Like America, the Italian economy is in a state of stagnation and consumer confidence is remarkably low. An economist at IHS Global Insight, Raj Badiani, told Reuters that the “tax hikes certainly won’t help the economy,” just like the increased burden would crush American taxpayers as well.
With the manufactured global economic crisis getting worse by the day, the people of every nation are in danger of being even further enslaved by debt and the international banking cartels that issue the debt to their so-called leadership.
Unfortunately, we are seeing this danger become reality across Europe and it is very likely it will be implemented full-scale in the United States thanks to the illegal and highly dangerous Super Congress that was pushed into existence by the joke of a debt ceiling deal.
Berlusconi, like American legislators in Washington, continues to pretend to care about the people he supposedly serves. After they approved the crippling austerity measures Berlusconi told reporters, “We are personally very pained to have to adopt these measures.”
After the measures were put into place, Barclays Capital firm cut their economic forecast for growth of the Italian economy in 2012 to a measly 0.7%, considerably opposed to the unrealistic Italian government forecast of 1.3%.
While the cuts were declared by an emergency decree, parliament must now approve the program as well.
If Italy is like almost every other Western economy on earth, they will happily kowtow to the banking cartels, just as our “representatives” in Washington did here in the United States with the passage of the debt ceiling deal.
The Italian government is claiming that there was no alternative to the austerity measures if markets were to be reassured, as if the average Italian was somehow responsible for the turbulent stock market and thus had to bear the brunt of an economic crisis they had no hand in.

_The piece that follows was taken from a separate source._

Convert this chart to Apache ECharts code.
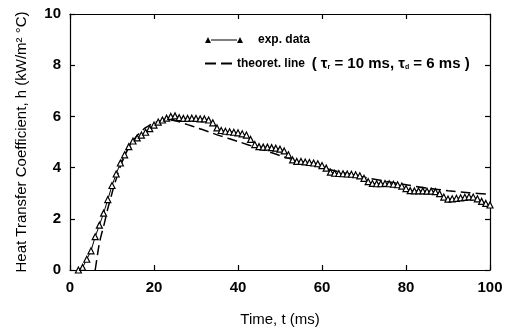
<!DOCTYPE html>
<html>
<head>
<meta charset="utf-8">
<script src="https://cdn.jsdelivr.net/npm/echarts@6/dist/echarts.min.js"></script>
<style>html,body{margin:0;padding:0;background:#fff}#c{width:509px;height:332px}</style>
</head>
<body>
<div id="c"></div>
<script>
var expTime = [2,3,4,5,6,7,8,9,10,11,12,13,14,15,16,17,18,19,20,21,22,23,24,25,26,27,28,29,30,31,32,33,34,35,36,37,38,39,40,41,42,43,44,45,46,47,48,49,50,51,52,53,54,55,56,57,58,59,60,61,62,63,64,65,66,67,68,69,70,71,72,73,74,75,76,77,78,79,80,81,82,83,84,85,86,87,88,89,90,91,92,93,94,95,96,97,98,99,100];
var expH = [0.0,0.1,0.42,0.75,1.3,1.75,2.22,2.75,3.3,3.75,4.18,4.5,4.82,5.04,5.16,5.27,5.38,5.52,5.66,5.78,5.86,5.93,6.0,6.02,5.95,5.92,5.92,5.93,5.92,5.9,5.9,5.86,5.75,5.55,5.45,5.42,5.4,5.38,5.36,5.32,5.27,5.1,4.9,4.82,4.8,4.8,4.78,4.76,4.72,4.65,4.5,4.3,4.24,4.24,4.22,4.2,4.18,4.15,4.08,3.98,3.82,3.78,3.77,3.76,3.75,3.74,3.72,3.68,3.58,3.45,3.38,3.37,3.37,3.38,3.37,3.35,3.33,3.28,3.18,3.1,3.09,3.09,3.09,3.08,3.08,3.06,2.98,2.85,2.77,2.78,2.8,2.82,2.84,2.86,2.85,2.78,2.68,2.6,2.54];
var theoTime = [6,6.5,7,7.5,8,8.5,9,9.5,10,10.5,11,12,13,14,15,16,17,18,19,20,21,22,23,24,25,26,28,30,33,36,40,45,50,55,60,65,70,75,80,85,90,95,100];
var theoH = [0,0.55,1.05,1.4,1.7,2.05,2.4,2.7,3.0,3.3,3.55,4.05,4.45,4.78,5.04,5.25,5.42,5.56,5.66,5.74,5.8,5.84,5.86,5.86,5.83,5.79,5.68,5.57,5.4,5.23,5.02,4.75,4.47,4.22,4.0,3.8,3.62,3.47,3.33,3.2,3.1,3.02,2.96];
var xTicks = [0,20,40,60,80,100];
var yTicks = [0,2,4,6,8,10];

function pairs(a,b){var r=[];for(var i=0;i<a.length;i++)r.push([a[i],b[i]]);return r;}

var FONT = 'Liberation Sans';
var chart = echarts.init(document.getElementById('c'), null, {renderer:'canvas'});
var axisCommon = {
  axisLine:{show:true,onZero:false,lineStyle:{color:'#000',width:1.2}},
  axisTick:{show:true,inside:true,length:5,lineStyle:{color:'#000',width:1.2}},
  splitLine:{show:false}
};
chart.setOption({
  animation:false,
  backgroundColor:'#fff',
  grid:{left:70,right:19,top:14,bottom:56,show:false},
  legend:[{
    data:[{name:'exp. data',icon:'path://M0 10 L3 4 L6 10 Z M6 6.6 L32 6.6 L32 7.6 L6 7.6 Z M32 10 L35 4 L38 10 Z',itemStyle:{color:'#000',borderWidth:0}}],
    left:205, top:34, padding:0, itemWidth:38, itemHeight:7, itemGap:10,
    textStyle:{fontFamily:FONT,fontSize:12,fontWeight:'bold',color:'#000',padding:[0,0,0,10]}
  },{
    data:[{name:'theoret. line',icon:'path://M0 0 L11 0 L11 2 L0 2 Z M16 0 L27 0 L27 2 L16 2 Z',itemStyle:{color:'#000',borderWidth:0}}],
    left:205, top:56, padding:0, itemWidth:27, itemHeight:2, itemGap:6,
    formatter:function(){return 'theoret. line  {p|( \u03c4}{s|r}{p| = 10 ms, \u03c4}{s|d}{p| = 6 ms )}';},
    textStyle:{fontFamily:FONT,fontSize:12,fontWeight:'bold',color:'#000',
      rich:{p:{fontFamily:FONT,fontSize:15,fontWeight:'bold',color:'#000'},
            s:{fontFamily:FONT,fontSize:7,fontWeight:'bold',color:'#000',padding:[7,0,0,0]}}}
  }],
  xAxis:[Object.assign({
    type:'value',min:0,max:100,interval:20,position:'bottom',
    name:'Time, t (ms)',nameLocation:'middle',nameGap:42,
    nameTextStyle:{fontFamily:FONT,fontSize:15,color:'#000'},
    axisLabel:{fontFamily:FONT,fontSize:15,fontWeight:'bold',color:'#000',margin:10,
      formatter:function(v){return xTicks.indexOf(v)>=0?String(v):'';}}
  },axisCommon),Object.assign({
    type:'value',min:0,max:100,interval:20,position:'top',axisLabel:{show:false}
  },axisCommon)],
  yAxis:[Object.assign({
    type:'value',min:0,max:10,interval:2,position:'left',
    name:'Heat Transfer Coefficient, h (kW/m\u00b2 \u00b0C)',nameLocation:'middle',nameGap:41,
    nameTextStyle:{fontFamily:FONT,fontSize:15,color:'#000'},
    axisLabel:{fontFamily:FONT,fontSize:15,fontWeight:'bold',color:'#000',margin:9,
      formatter:function(v){return yTicks.indexOf(v)>=0?String(v):'';}}
  },axisCommon),Object.assign({
    type:'value',min:0,max:10,interval:2,position:'right',axisLabel:{show:false}
  },axisCommon)],
  series:[{
    name:'exp. data',type:'line',data:pairs(expTime,expH),
    symbol:'triangle',symbolSize:6,showAllSymbol:true,
    lineStyle:{color:'#000',width:1},
    itemStyle:{color:'#fff',borderColor:'#000',borderWidth:1.2},
    z:3
  },{
    name:'theoret. line',type:'line',data:pairs(theoTime,theoH),smooth:0.3,
    symbol:'none',
    lineStyle:{color:'#000',width:1.5,type:[10,5]},
    itemStyle:{color:'#000'},
    z:2
  }]
});
</script>
</body>
</html>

Regional governmental leaders in Italy have called the cuts unjust, rightly so as just like the average Italian, they will be bearing the brunt of these austerity measures.
The head of the Union of Italian Provinces revealed the truth behind the whitewashed language of the Italian austerity measures by saying, “When you talk about municipalities, you’re talking about social services, when you talk about provinces, you’re talking about schools, security at school, local roads.”
These austerity cuts, like all of the measures implemented due to the banker engineered debt crisis, are aimed at destroying the middle class and fomenting social discontent. These cuts will further consolidate wealth into the hands of the absurdly rich while driving the wedge between the rich and the poor even deeper.
To make matters worse for average Italians seeking to bring themselves out of the mire of economic struggle by taking part in the financial system that makes a select few filthy rich, the tax rate on financial income was raised from 12.5% to 20%.
In order to make it seem like the rich are sharing the burden as well, these austerity measures increase tax on incomes above 90,000 Euros by a negligible 5% and 10% on those earning above 150,000 Euros.
If they wanted to actually share the burden they might impose a massive tax on those earning huge incomes who would be effectively unaffected by any tax increases due to their staggering wealth.
However, these individuals continue to skate by and put the majority of the burden on the local scale and the average citizen.
To make this even clearer, the austerity measures will raise the retirement age for women working in the private sector while not presenting any real solutions to the lack of growth and stagnating economic climate.
They will also change all non-religious holidays to be celebrated on Sundays so people cannot get those few vacation days.
This move is just another step in the continued domination of the banking elite and represents what could be a grim future for America unless we refuse to sign on to their manufactured debt and bend over for their brutal austerity measures.